A fluorescent lamp (including energy-saving lamps) consists of a lamp holder, tube, socket, ballast, and wiring. The tube is a glass tube with two electrodes at each end connected to a tungsten filament, which only serves a heating function. Inside the tube is a thin layer of mercury vapor, which produces ultraviolet light and a small amount of blue light when current passes through it. The ultraviolet light excites the phosphor on the tube wall (modern fluorescent lamps mostly use tri-phosphor phosphors) to produce fluorescence. This light emission method has many advantages that incandescent lamps cannot match: high luminous efficiency and low power consumption.
The ballast is the heart of the fluorescent lamp, and it holds many secrets. Fluorescent lamps require a stable current to operate, which is controlled by the ballast. Traditional fluorescent lamp ballasts have two functions: during startup, the self-inductance of the ballast coil provides a momentary high voltage to break down the mercury vapor inside the tube; after startup, the ballast provides a stable operating current to ensure the tube operates normally without burning out. Electronic ballasts have complex structures. Besides ballasting, they also invert light to eliminate flicker and protect eyesight (this is what advertisements claim, but it's false).
The oldest fluorescent lamp ballasts were actually inductors, made of many turns of wire wound around an iron core. The ballast had an iron casing containing an inductor, with two wires passing through the casing connecting the coil ends. The gap between the casing and the inductor was filled with asphalt. This type of ballast had a fatal flaw: if used for too long, the inductor's temperature would rise, igniting the asphalt, which would then flow down the fluorescent lamp, potentially causing a fire. When using this type of ballast, the circuit connection should be as shown in the illustration at the end of this document.
This type of ballast has the following characteristics: it is relatively heavy, generates a lot of heat and is prone to causing a fire, and is noisy during operation. However, it has a very long lifespan, lasting over ten years, and the lamps using this ballast also have a longer lifespan and are less prone to damage.
Most fluorescent lamps nowadays use electronic ballasts. Electronic ballasts offer advantages such as small size, high efficiency, safe operation, flicker-free operation, fast start-up, energy saving, and material conservation, attracting a large number of consumers and capturing a significant market share.

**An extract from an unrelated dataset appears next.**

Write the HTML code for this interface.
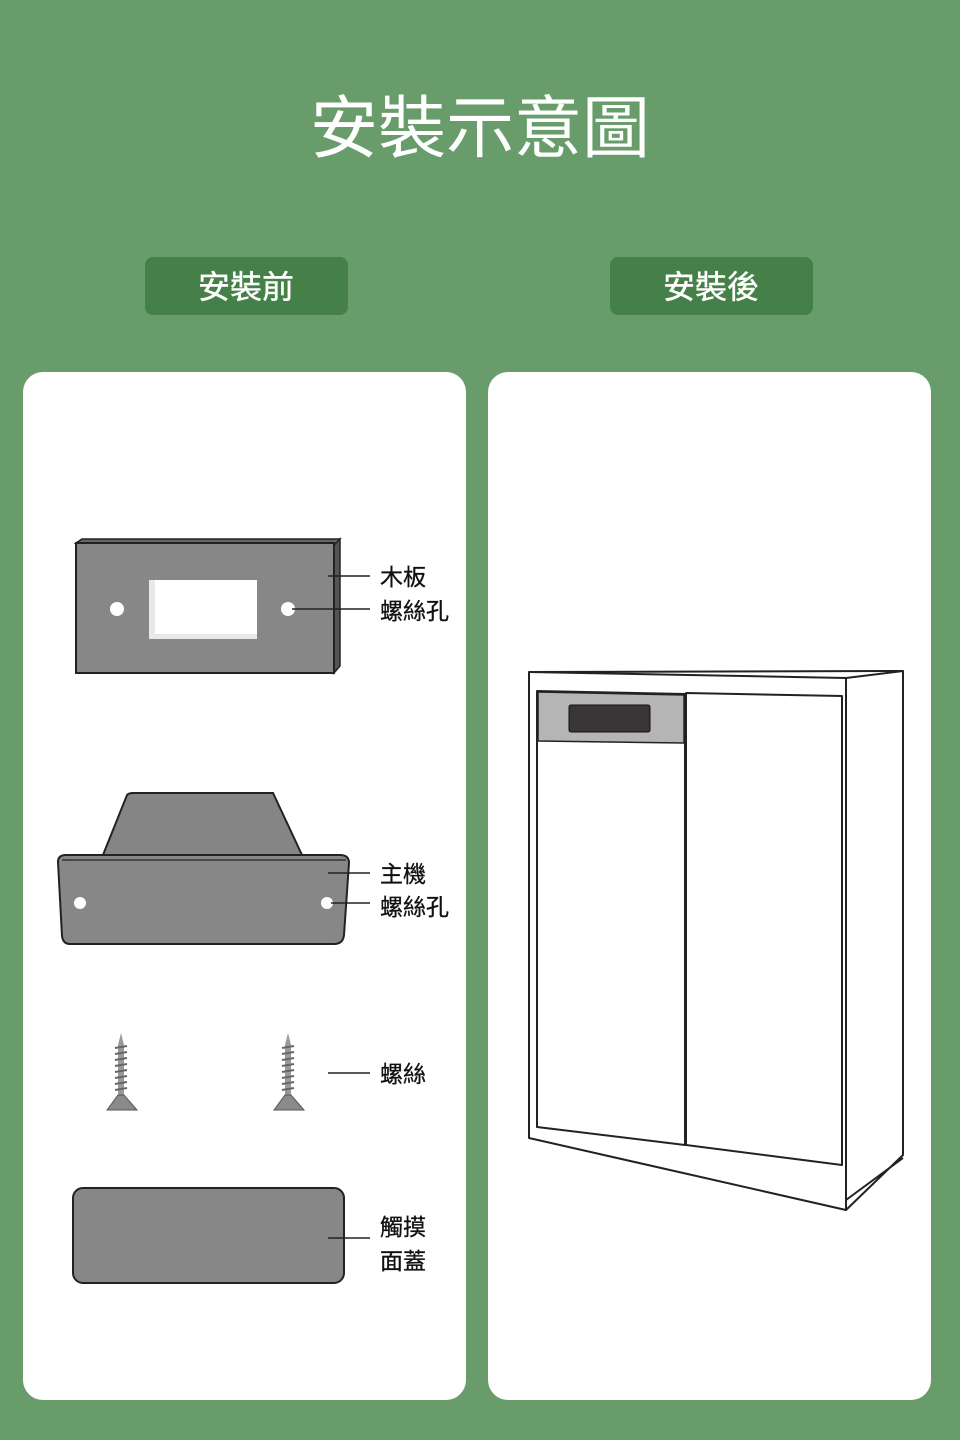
<!DOCTYPE html>
<html><head><meta charset="utf-8"><style>
body{margin:0;width:960px;height:1440px;background:#689d6b;overflow:hidden;font-family:"Liberation Sans","Noto Sans CJK TC",sans-serif}
svg{position:absolute;left:0;top:0}
</style></head><body>
<svg width="960" height="1440" viewBox="0 0 960 1440" font-family="'Liberation Sans','Noto Sans CJK TC',sans-serif">
<rect width="960" height="1440" fill="#689d6b"/>
<text x="480" y="152" text-anchor="middle" font-size="68" fill="#fff">安裝示意圖</text>
<rect x="145" y="257" width="203" height="58" rx="8" fill="#458048"/>
<rect x="610" y="257" width="203" height="58" rx="8" fill="#458048"/>
<text x="246" y="298" text-anchor="middle" font-size="32" fill="#fff" stroke="#fff" stroke-width="0.4">安裝前</text>
<text x="711" y="298" text-anchor="middle" font-size="32" fill="#fff" stroke="#fff" stroke-width="0.4">安裝後</text>
<rect x="23" y="372" width="443" height="1028" rx="20" fill="#fff"/>
<rect x="488" y="372" width="443" height="1028" rx="20" fill="#fff"/>

<!-- wood board -->
<polygon points="334,673 340,666 340,539 334,545" fill="#555" stroke="#222" stroke-width="1.5"/>
<polygon points="76,543 82,539 340,539 334,545" fill="#666" stroke="#222" stroke-width="1.5"/>
<rect x="76" y="543" width="258" height="130" fill="#878787" stroke="#222" stroke-width="2"/>
<rect x="149" y="580" width="108" height="59" fill="#e8e8e8"/>
<rect x="155" y="580" width="102" height="54" fill="#fff"/>
<circle cx="117" cy="609" r="7" fill="#fff"/>
<circle cx="288" cy="609" r="7" fill="#fff"/>
<line x1="328" y1="576" x2="370" y2="576" stroke="#222" stroke-width="1.5"/>
<line x1="292" y1="609" x2="370" y2="609" stroke="#222" stroke-width="1.5"/>
<g font-size="23" fill="#111" stroke="#111" stroke-width="0.3">
<text x="380" y="585">木板</text>
<text x="380" y="619">螺絲孔</text>
<text x="380" y="882">主機</text>
<text x="380" y="915">螺絲孔</text>
<text x="380" y="1082">螺絲</text>
<text x="380" y="1235">觸摸</text>
<text x="380" y="1269">面蓋</text>
</g>

<!-- host -->
<path d="M103,855 L127,795 Q129,793 133,793 L273,793 L302,855 Z" fill="#858585" stroke="#222" stroke-width="2"/>
<path d="M58,862 Q58,855 66,855 L340,855 Q349,855 349,863 L344,935 Q343,944 334,944 L70,944 Q63,944 62,936 Z" fill="#878787" stroke="#222" stroke-width="2"/>
<line x1="62" y1="860" x2="346" y2="860" stroke="#333" stroke-width="1.5"/>
<circle cx="80" cy="903" r="6" fill="#fff"/>
<circle cx="327" cy="903" r="6" fill="#fff"/>
<line x1="328" y1="873" x2="370" y2="873" stroke="#222" stroke-width="1.5"/>
<line x1="331" y1="903" x2="370" y2="903" stroke="#222" stroke-width="1.5"/>

<!-- screws -->
<g id="s">
<polygon points="121,1033 118,1045 118,1095 124,1095 124,1045" fill="#999"/>
<g stroke="#666" stroke-width="2">
<line x1="115" y1="1048" x2="127" y2="1046"/><line x1="115" y1="1054" x2="127" y2="1052"/><line x1="115" y1="1060" x2="127" y2="1058"/><line x1="115" y1="1066" x2="127" y2="1064"/><line x1="115" y1="1072" x2="127" y2="1070"/><line x1="115" y1="1078" x2="127" y2="1076"/><line x1="115" y1="1084" x2="127" y2="1082"/><line x1="115" y1="1090" x2="127" y2="1088"/>
</g>
<polygon points="118,1095 124,1095 137,1110 107,1110" fill="#8a8a8a" stroke="#555"/>
</g>
<use href="#s" x="167"/>
<line x1="328" y1="1073" x2="370" y2="1073" stroke="#222" stroke-width="1.5"/>

<!-- cover -->
<rect x="73" y="1188" width="271" height="95" rx="10" fill="#878787" stroke="#222" stroke-width="2"/>
<line x1="328" y1="1238" x2="370" y2="1238" stroke="#222" stroke-width="1.5"/>

<!-- cabinet -->
<g stroke="#222" stroke-width="2" fill="#fff" stroke-linejoin="round">
<polygon points="529,672 903,671 903,1155 846,1210 529,1138"/>
<polyline points="529,672 846,678 903,671" fill="none"/>
<line x1="846" y1="678" x2="846" y2="1210"/>
<line x1="846" y1="1200" x2="903" y2="1158"/>
<polygon points="537,691 685,694 685,1145 537,1127"/>
<polygon points="686,693 842,696 842,1165 686,1145"/>
</g>
<polygon points="538,692 684,695 684,743 538,741" fill="#b5b5b5" stroke="#222" stroke-width="1.5"/>
<rect x="569" y="705" width="81" height="27" rx="2" fill="#3a3536" stroke="#111"/>
</svg>
</body></html>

Electronic ballasts are directly connected to the mains power supply. The circuit connects to a rectifier via a fuse (unofficial ballasts often lack fuses). (Note: A rectifier bridge differs from a ballast in structure and function; at least the pronunciations are different.) The rectifier converts alternating current (AC) into pulsed direct current (DC). This DC current is then filtered by a capacitor to remove ripple, eliminate flicker, and improve light quality. There are two connection methods for the filter capacitor: one uses a single 400V capacitor, and the other uses two 250V capacitors connected in series, with the middle one connected to the ballast's output terminal. The former has a lower power factor, approximately 0.6, while the latter has a higher power factor, reaching 0.95.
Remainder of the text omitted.